Probably shouldn't give advice without knowing anything about the context, but... You have to ask yourself, is this person taking advantage of me? If it's the case, put some space between you and see what happens.

Tom said...

I agree with jonathan, it's hard to give advice without the context, which understandably, you won't (and probably shouldn't) give. However I would say that you'd need to think long and hard about that change that you need. Is there a chance of a compromise in what you need, and if not, what are the chances of this change happening? If the answer to these questions are no and none respectively, you should ask yourself if it's worth it.

Katy Murr said...

Hello Jonathan,

headspace sounds like a good idea. We all need that sometimes, don't we, to give our perspective a bit of a re-hash.
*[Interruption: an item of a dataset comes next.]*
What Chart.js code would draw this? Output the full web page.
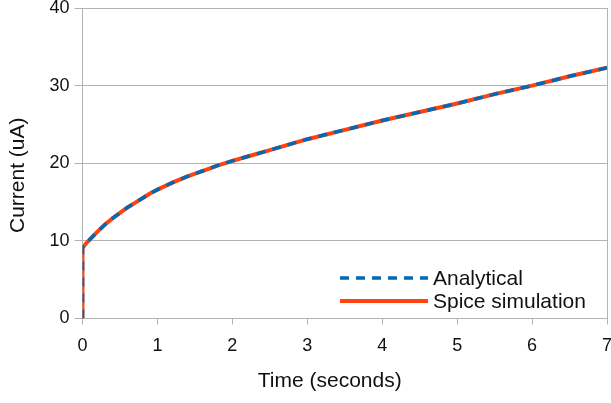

PS: I like Paris too. Your post on it made me want to visit again! I've only been once, but I was amazed at the fact you could get wonderful food for reasonable prices, even in the centre. One day we couldn't decide on the cakes so we bought one of every single mini one. It probably helped that I was shown round by Parisians. And that I'm learning French and am one of those people who gets excited over realising that they are speaking another language, and it's going okay, and the other people are understanding, etc etc. Preferable over London, certainly, despite my love for London. It's really good you travelled when you were so young. I think travelling changes people; you see a different way, different possibilities, and return home quite changed.

Hi Tom -

there comes problems with having a blog. Especially when you think some people don't read it, and then suddenly they tell you they do. Most of what I say, though, I think doesn't outline the people too well. People don't like change, do they? They find it difficult, they go against it, they promise themselves they'll make it, but still find it so difficult to actually do it. Anyway, beautiful day, don't you think?

Violet said...

I think you know the answer deep inside if you can get centered and listen to your inner voice. In past relationships, I have struggled and struggled and then suddenly it becomes clear what I need to do. Waiting for people to change rarely works out, but people can surprise you sometimes.

Katy Murr said...

Hi Violet,

I hear what you're saying, and totally agree - waiting for people to change is a no-hoper, allowing yourself to be surprised, however, is a bit different... sometimes it just takes a bit of time, reflection, walking etc to get to that place.

Jonathan said...

Hello Katy,

The writing about Paris you're referring to was a 'guest post' written by my Dad, who is somewhat older than me...

I've thought about making a theme out of this, so if you have the inclination to write me a 'guest post' about your time visiting Paris, I'd be pleased to post it.

Best, Jonathan

Katy Murr said...

Hi Jonathan,

sorry, I just presumed it was you, because I had no idea about your age.

I'd like to do that, actually. I'll have a think about it and let you know when I've come up with something.